Tim Peters wrote:
> [Brendon Whateley]
>   
>> I've just started using spambayes again after a while away from it.
>> Now, 3 days in, I notice that I've trained on far more spam than ham.
>> (Total emails trained: Spam: *432* Ham: *64)  I seem to remember that
>> this was previously my experience in the past.
>>
>> My question is; has anybody really tested the assertion that leads to
>> the message: "**Warning: you have much more spam than ham - SpamBayes
>> works best with approximately even numbers of ham and spam."?*
>>     
>
> Yes, but by the time you and Tony wrote your paper, serious
> multi-corpus testing had long since essentially stopped.  The results
> with large imbalances were so dramatically worse that I introduced the
> infamous "experimental ham spam imbalance adjustment" switch, which
> tried to stop "the math" from drawing absurdly confident conclusions
> from wildly unbalanced data (see the thread Mark pointed out).  The
> results of that were a mixed bag, helping some people a little but
> hurting others more, so we dropped it.
>   
Yes I remember that.  I can also guess why serious multi-corpus testing
stopped... as I recall, the pain of putting them together is not for the
faint of heart :)
> As I'm sure one of the text files in the project says, /all/ decisions
> "should be" reevaluated periodically.  Alas, a one-corpus test is
> essentially useless, and it was hard even some years ago to arrange
> for multi-corpus tests.
>   
In the worst case, I can satisfy my own curiosity and possibly provide
some insight.  I may be able to gather several different corpora  for
some testing.  How many separate corpora would you consider a valid test?

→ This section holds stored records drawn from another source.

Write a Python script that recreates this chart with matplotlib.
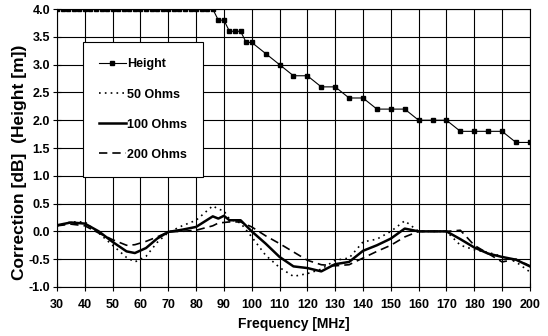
import matplotlib
matplotlib.use("Agg")
import matplotlib.pyplot as plt
import numpy as np

# Antenna height versus frequency
height_freq = [30, 32, 34, 36, 38, 40, 42, 44, 46, 48, 50, 52, 54, 56, 58, 60,
               62, 64, 66, 68, 70, 72, 74, 76, 78, 80, 82, 84, 86,
               88, 90, 92, 94, 96, 98, 100, 105, 110, 115, 120, 125, 130,
               135, 140, 145, 150, 155, 160, 165, 170, 175, 180, 185, 190,
               195, 200]
height_m = [4.0] * 29 + [3.8, 3.8, 3.6, 3.6, 3.6, 3.4, 3.4, 3.2, 3.0, 2.8, 2.8,
                         2.6, 2.6, 2.4, 2.4, 2.2, 2.2, 2.2, 2.0, 2.0, 2.0,
                         1.8, 1.8, 1.8, 1.8, 1.6, 1.6]

# Correction curves
corr_freq = [30, 35, 40, 45, 50, 55, 58, 62, 66, 70, 75, 80, 86, 88, 90, 92, 96,
             100, 105, 110, 115, 120, 125, 130, 135, 140, 145, 150, 155, 160,
             165, 170, 175, 180, 185, 190, 195, 200]
corr_50 = [0.10, 0.17, 0.17, -0.03, -0.25, -0.47, -0.55, -0.45, -0.20, -0.02,
           0.10, 0.20, 0.46, 0.40, 0.37, 0.22, 0.15, -0.10, -0.43, -0.65, -0.81,
           -0.76, -0.68, -0.52, -0.48, -0.19, -0.14, 0.00, 0.19, 0.00, 0.00,
           0.00, -0.25, -0.33, -0.38, -0.45, -0.55, -0.73]
corr_100 = [0.11, 0.16, 0.14, 0.00, -0.19, -0.36, -0.39, -0.30, -0.13, -0.01,
            0.03, 0.08, 0.27, 0.23, 0.28, 0.20, 0.20, 0.00, -0.22, -0.46, -0.63,
            -0.66, -0.72, -0.59, -0.55, -0.35, -0.25, -0.13, 0.05, 0.00, 0.00,
            0.00, -0.14, -0.29, -0.40, -0.46, -0.51, -0.63]
corr_200 = [0.10, 0.13, 0.10, -0.03, -0.15, -0.25, -0.24, -0.18, -0.10, -0.01,
            0.00, 0.02, 0.10, 0.15, 0.16, 0.17, 0.17, 0.08, -0.08, -0.22, -0.37,
            -0.52, -0.60, -0.62, -0.60, -0.48, -0.36, -0.25, -0.10, 0.00, 0.00,
            0.00, 0.02, -0.25, -0.40, -0.55, -0.50, -0.62]

plt.rcParams['font.family'] = ['Liberation Sans', 'DejaVu Sans']
plt.rcParams['font.weight'] = 'bold'

fig = plt.figure(figsize=(5.48, 3.36), dpi=100)
ax = fig.add_axes([0.104, 0.146, 0.863, 0.827])

ax.plot(height_freq, height_m, color='black', lw=0.8, marker='s',
        markersize=2.8, label='Height')
ax.plot(corr_freq, corr_50, color='black', lw=1.2, linestyle=(0, (1, 2.5)),
        label='50 Ohms')
ax.plot(corr_freq, corr_100, color='black', lw=1.8, label='100 Ohms')
ax.plot(corr_freq, corr_200, color='black', lw=1.2, linestyle=(0, (5, 3)),
        label='200 Ohms')

ax.set_xlim(30, 200)
ax.set_ylim(-1.0, 4.0)
ax.set_xticks(np.arange(30, 201, 10))
ax.set_yticks(np.arange(-1.0, 4.01, 0.5))
ax.yaxis.set_major_formatter(matplotlib.ticker.FormatStrFormatter('%.1f'))
ax.grid(True, color='black', lw=0.8)
ax.tick_params(direction='inout', length=6, width=0.8, labelsize=9)
ax.tick_params(axis='x', pad=6)
ax.tick_params(axis='y', pad=2)
for lab in ax.get_xticklabels() + ax.get_yticklabels():
    lab.set_fontweight('bold')
for s in ax.spines.values():
    s.set_linewidth(0.8)

ax.set_xlabel('Frequency [MHz]', fontsize=10, fontweight='bold', labelpad=4)
ax.set_ylabel('Correction [dB]  (Height [m])', fontsize=12.5,
              fontweight='bold', labelpad=1)
ax.yaxis.label.set_y(0.45)

leg = ax.legend(loc='upper left', bbox_to_anchor=(0.055, 0.881),
                fontsize=9, frameon=True, fancybox=False, framealpha=1,
                edgecolor='black', labelspacing=1.45, handlelength=2.1,
                handletextpad=0.1, borderpad=1.3, borderaxespad=0)
leg.get_frame().set_linewidth(0.8)
for t in leg.get_texts():
    t.set_fontweight('bold')

fig.savefig('out.png', dpi=100)
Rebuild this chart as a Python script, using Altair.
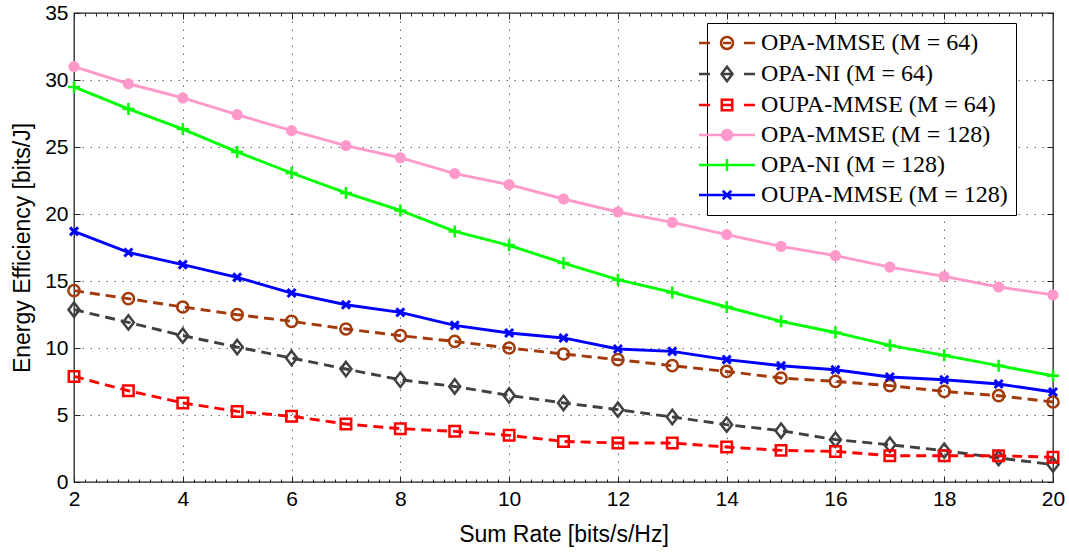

> When the original testing was done, almost all spam was text-heavy,
> meaning lots of tokens were generated.  The paucity of tokens
> generated for more recent image-based spam, and spam hiding in
> attachments, makes SB's basic /approach/ less useful for that kind of
> spam.  No real idea how imbalance affects scoring spam of that kind.
>   
That is the thinking that lead to my question of the imbalance effect. 
Perhaps some method of generating tokens from images would restore order
to our world.
> The only thing I've done in response to it is lower my "spam
> threshold", down to 70 now, with ham at 5.  My unsure rate is about
> 6%, most of which are spam.  Every now and again I add the 10 most
> recent ham to my ham training data, but even so I've got about a 3:1
> spam:ham training ratio.  I do expect my stats would improve if I
> added more ham (I'm one of the ones the old imbalance option helped),
> but I spend so little time looking at unsures it's just not worth even
> tiny efforts to improve it.
At the very least I can test your approach vs what I've been doing which
is to just let the imbalance grow until some ham gets pulled into
unsure.  At that point I add unsure ham and continue on.  At the very
least, that answer may be of some help to those who find their training
leads to large imbalances.

When I get back, I'll start playing with this and see if anything useful
develops.
Brendon.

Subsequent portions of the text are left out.